На брусе в самом верху (сразу под кровелькой) вырезали, как правило, канонический титул Иисуса Христа IНЦI (Иисус Назарянин Царь Иудейский), здесь же могла располагаться надпись «СЫЙ», что означало — «существовавший всегда». Иногда это место оставалось пустым. По сторонам двух верхних перекладин в кругах располагались аббревиатуры ЦРЪ СВЫ или ЦС (Царь Славы) и IСЪ ХСЪ или ИХ (Иисус Христос). Порой эти криптограммы были не в кругах, а в октаэдрах или в знаках-силуэтах, обозначающих Голгофу (прямоугольник, у которого средняя часть верхней стороны выгибалась полукружием). На вертикальном брусе между верхней и средней перекладиной, как правило, было место аббревиатуры СН БЖ (Сын Божий), более краткий вариант — СБ. На средней, самой большой перекладине любого креста обязательно присутствовала надпись: «Кресту твоему поклоняемся, Владыко, и святое Воскресение Твое славим». Если на кресте не было изображения распятого Христа, то на его стволе порой изображали крест с подножием, также восьмиконечный. Здесь же часто можно встретить копье и трость, над ними криптограммы «К» и «Т». Эти орудия использовали при распятии Христа: копьем пронзили его грудь, трость дали ему в руки после возложения тернового венца. Ниже на стволе креста могли находиться различные символы и знаки или аббревиатуры, связанные с основными событиями в жизни Иисуса или играющие важную роль в христианстве. Это могла быть чаша, в которую падают капли крови, гора Голгофа с криптограммой Г Г (Господня Голгофа).
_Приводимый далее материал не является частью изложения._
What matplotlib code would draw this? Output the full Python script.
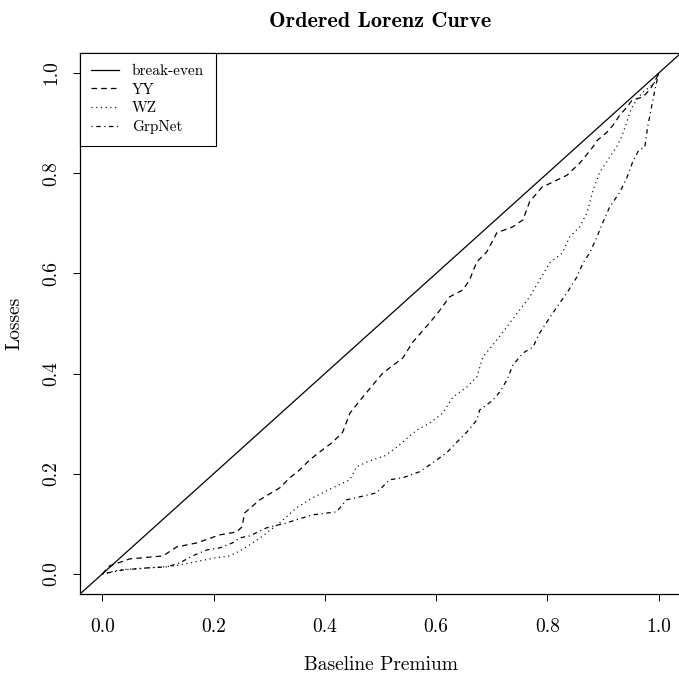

Интересной особенностью мезенских крестов было более широкое разнообразие аббревиатур, носивших охранительный смысл, например:
ДДДД — древо добро досада дияволу, Б Б Б Б — бич божий биет бесы,
С С С С — спас сотвори свет сатане. Эти криптограммы звучат как заклинания, сила которых, по верованиям, усиливалась по причине многократного повторения одного элемента.
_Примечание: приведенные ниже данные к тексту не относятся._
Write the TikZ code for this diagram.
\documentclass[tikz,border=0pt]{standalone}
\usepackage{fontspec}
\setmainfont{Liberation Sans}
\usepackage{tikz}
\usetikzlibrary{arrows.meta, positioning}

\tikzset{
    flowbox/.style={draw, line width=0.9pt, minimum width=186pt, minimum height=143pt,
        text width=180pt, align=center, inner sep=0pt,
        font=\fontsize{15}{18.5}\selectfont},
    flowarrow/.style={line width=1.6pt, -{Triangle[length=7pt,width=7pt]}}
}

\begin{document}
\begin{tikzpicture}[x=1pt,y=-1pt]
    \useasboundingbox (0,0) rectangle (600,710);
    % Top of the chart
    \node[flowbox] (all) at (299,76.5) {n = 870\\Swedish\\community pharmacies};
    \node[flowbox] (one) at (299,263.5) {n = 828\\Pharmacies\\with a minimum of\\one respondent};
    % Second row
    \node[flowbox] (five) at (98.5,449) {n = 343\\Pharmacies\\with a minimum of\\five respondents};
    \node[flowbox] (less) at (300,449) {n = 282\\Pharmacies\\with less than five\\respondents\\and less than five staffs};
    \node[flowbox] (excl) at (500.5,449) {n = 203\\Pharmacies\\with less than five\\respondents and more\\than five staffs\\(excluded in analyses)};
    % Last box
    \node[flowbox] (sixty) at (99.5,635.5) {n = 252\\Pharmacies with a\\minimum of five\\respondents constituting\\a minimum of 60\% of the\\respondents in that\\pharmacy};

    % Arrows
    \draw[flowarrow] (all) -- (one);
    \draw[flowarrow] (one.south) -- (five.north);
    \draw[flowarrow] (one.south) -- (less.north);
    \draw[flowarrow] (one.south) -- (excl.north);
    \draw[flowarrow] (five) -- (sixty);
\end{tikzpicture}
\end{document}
О.Овсянников и Т.Чукова особо отмечают эпиграфику мезенских крестов, стоявших на полях. На них охранительная роль «усиливалась» не только такими магическими криптограммами, но и аббревиатурами молитв: вырезались первые буквы слов молитвы.
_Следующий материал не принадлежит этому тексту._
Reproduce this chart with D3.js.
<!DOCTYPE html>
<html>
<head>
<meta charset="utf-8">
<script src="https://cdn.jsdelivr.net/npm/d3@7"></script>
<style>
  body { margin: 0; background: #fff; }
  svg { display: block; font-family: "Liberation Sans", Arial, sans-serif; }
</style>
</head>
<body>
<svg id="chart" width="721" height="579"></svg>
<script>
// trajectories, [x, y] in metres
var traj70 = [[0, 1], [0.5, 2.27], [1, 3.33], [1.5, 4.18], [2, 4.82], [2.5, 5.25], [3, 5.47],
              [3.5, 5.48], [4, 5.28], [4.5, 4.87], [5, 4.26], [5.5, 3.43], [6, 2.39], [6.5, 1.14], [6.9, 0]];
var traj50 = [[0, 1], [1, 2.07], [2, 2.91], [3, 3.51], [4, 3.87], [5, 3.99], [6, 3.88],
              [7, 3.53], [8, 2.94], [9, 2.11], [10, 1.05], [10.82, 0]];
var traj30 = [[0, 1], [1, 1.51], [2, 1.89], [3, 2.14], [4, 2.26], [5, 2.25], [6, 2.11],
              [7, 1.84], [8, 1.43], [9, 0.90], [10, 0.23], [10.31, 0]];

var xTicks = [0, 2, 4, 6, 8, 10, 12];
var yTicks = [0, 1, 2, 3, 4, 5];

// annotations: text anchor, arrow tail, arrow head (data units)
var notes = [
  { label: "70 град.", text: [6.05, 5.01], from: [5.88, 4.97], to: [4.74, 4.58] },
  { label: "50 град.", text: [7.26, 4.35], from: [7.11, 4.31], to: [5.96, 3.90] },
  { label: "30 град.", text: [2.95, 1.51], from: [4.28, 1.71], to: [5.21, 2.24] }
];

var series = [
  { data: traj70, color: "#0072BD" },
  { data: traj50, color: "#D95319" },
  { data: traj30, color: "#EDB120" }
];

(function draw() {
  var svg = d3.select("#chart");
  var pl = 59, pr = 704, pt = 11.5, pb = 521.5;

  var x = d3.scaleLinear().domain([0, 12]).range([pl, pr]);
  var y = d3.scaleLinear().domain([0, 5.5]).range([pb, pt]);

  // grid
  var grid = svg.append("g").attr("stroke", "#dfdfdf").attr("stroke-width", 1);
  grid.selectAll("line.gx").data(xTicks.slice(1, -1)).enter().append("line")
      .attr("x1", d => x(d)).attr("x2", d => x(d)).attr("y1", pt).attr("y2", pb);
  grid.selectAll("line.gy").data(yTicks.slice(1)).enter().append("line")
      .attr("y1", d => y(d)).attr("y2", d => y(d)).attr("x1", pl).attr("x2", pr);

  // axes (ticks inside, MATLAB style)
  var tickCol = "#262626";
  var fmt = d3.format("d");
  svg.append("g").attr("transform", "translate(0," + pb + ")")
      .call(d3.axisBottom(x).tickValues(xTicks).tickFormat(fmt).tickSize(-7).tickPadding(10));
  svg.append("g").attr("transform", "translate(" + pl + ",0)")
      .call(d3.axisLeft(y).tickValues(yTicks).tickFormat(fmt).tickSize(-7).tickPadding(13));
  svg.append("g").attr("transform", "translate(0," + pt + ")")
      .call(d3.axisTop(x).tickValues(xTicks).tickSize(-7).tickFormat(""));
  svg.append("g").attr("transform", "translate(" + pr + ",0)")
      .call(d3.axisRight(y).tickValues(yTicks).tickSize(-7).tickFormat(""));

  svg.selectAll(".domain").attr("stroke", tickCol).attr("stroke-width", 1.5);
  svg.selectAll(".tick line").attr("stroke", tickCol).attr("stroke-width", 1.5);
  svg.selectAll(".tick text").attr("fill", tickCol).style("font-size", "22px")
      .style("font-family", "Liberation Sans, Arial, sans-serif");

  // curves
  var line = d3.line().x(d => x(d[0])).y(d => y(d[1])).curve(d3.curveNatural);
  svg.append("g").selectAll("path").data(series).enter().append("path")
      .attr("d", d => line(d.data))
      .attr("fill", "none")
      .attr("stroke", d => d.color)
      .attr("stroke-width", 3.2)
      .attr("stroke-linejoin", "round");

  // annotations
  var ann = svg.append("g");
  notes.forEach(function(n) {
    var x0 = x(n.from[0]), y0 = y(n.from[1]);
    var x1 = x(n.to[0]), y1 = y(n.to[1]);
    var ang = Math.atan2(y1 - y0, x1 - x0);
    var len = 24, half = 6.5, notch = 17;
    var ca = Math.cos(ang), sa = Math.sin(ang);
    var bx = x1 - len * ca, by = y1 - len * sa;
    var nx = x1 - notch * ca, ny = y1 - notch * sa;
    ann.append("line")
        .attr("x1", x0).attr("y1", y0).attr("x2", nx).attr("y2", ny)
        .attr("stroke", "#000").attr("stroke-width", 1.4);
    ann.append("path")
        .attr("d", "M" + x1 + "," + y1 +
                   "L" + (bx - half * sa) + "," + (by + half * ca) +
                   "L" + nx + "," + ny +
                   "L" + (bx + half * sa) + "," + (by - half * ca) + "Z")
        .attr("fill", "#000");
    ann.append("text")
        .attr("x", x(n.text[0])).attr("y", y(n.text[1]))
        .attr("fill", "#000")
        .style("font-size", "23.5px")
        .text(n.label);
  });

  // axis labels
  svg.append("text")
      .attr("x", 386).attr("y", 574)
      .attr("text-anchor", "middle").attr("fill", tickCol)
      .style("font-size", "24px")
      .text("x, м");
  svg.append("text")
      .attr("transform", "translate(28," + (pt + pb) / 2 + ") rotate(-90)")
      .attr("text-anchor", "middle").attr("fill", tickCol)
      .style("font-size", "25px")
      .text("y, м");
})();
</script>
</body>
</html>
Как и любая вещь в Поморье, кресты имели практическое назначение, особенно те, что стояли на морском берегу. В старинных документах на кресты нередко указывалось как на межевой знак, разделявший земельные владения. Но, конечно же, практические функции — не главное в этих величественно-скромных памятниках, чем они и отличаются от любых других памятников деревянного зодчества. Изначальное назначение креста — апеллировать к памяти и сознанию человека. Кресты напоминали о вечности и кратком миге бытия, о жизни и смерти и, значит, о том, как надобно жить. (Как тут не вспомнишь латинское изречение Momento mori! — Помни о смерти!). В жизни каждого человека должны найтись время и место для раздумий о чем-то высоком, о самом-самом главном, о смысле всего сущего. Кресты служили этому, продолжая тем самым давние традиции духовности. Они отразили эстетические потребности наших предков, наполняя их жизнь суровой, но ясной древней красотой.

Я не встречал ничего другого, что также  просто и лаконично, но и так же бы сильно и глубоко служило бы символом человеческой памяти. Теперь только в некоторых районах Севера и прежде всего на Мезени сохранилось еще небольшое количество крестов, имеющих огромное значение не только для северной, но и для всей русской культуры. Долго ли простоят?..


Примечания:
1. Из сборника "Памятники Архангельского Севера". Архангельск, Сев.-зап. книжное изд-во, 1991.
2. С небольшими сокращениями.
3. Иллюстрации - из интернета.
4. Мезенский р-он Арх. обл. расположен к северо-востоку от Архангельска и выходит на берег Белого моря.